The very moment Obasanjo was not air-borne or abroad, and then decides to spend a few days in Nigeria, all his energy, intellect and Nigeria's resources will be deployed into deciding who will head the upper and lower Houses of the Assembly or who should be dethroned as party chairman, or which political party is to be destabilized. The money that could have been invested into bettering the lot of Nigerians was wantonly wasted in the large-scale bribery that always accompanied the gratuitous battles to conquer and subjugate all the governmental and political units in Nigeria just to satisfy the power-lust and bloated ego of a local Emperor. And when eventually he would deign to cast a glance at impoverished Nigerians, Obasanjo would wonder who made it possible for life to be a bit less hellish for some of them at all. So in order to put them back in their rightful place, he would start clamping indiscriminate bans on slightly affordable items like secondhand cars, fridges, air-conditioners, etc. He really could not understand why there could be so many cars at Abuja struggling with him on the roads. Who is the poor Nigerian that he should dare to seek to enjoy an air-conditioner or a fridge? Certainly, Obasanjo means well!
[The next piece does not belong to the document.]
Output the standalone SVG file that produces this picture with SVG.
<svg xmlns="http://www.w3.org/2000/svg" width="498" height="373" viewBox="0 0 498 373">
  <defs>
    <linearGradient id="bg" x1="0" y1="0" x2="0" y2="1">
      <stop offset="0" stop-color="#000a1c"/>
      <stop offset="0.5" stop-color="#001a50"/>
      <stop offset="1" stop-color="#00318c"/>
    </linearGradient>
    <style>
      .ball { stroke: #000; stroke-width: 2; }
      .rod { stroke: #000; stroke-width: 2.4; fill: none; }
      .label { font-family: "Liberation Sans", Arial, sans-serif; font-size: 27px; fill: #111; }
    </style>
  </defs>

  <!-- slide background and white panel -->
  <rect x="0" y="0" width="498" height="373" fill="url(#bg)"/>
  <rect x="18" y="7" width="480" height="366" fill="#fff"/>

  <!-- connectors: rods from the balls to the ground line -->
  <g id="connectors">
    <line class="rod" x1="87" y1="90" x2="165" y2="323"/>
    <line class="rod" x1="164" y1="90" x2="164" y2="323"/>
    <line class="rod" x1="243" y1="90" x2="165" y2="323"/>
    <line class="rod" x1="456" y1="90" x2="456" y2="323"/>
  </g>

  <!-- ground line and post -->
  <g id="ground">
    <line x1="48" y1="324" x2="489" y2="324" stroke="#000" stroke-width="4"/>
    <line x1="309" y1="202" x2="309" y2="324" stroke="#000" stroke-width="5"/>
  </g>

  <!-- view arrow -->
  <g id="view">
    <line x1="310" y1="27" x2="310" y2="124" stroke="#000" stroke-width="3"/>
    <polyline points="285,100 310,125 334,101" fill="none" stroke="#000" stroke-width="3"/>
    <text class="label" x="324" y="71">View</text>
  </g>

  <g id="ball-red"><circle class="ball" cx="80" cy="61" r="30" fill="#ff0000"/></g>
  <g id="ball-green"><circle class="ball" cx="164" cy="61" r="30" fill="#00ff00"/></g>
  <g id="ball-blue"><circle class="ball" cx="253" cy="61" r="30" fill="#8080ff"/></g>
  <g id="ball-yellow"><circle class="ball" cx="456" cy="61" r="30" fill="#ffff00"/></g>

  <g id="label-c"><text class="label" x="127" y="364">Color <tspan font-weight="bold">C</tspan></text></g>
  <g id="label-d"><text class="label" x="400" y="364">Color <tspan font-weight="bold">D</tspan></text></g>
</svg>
He needed to ban the fairly used fridges and air-conditioners to protect the ozone layer for the good of all of us! Hail, our good emperor who "means well"! Please, let's face it: this man just wants power for the sake of it. For him, once he conquers and pockets all the arms of government and all political units, and liquidates all his real and imagined enemies, then all the things that could demand his leadership will just fall in place by themselves.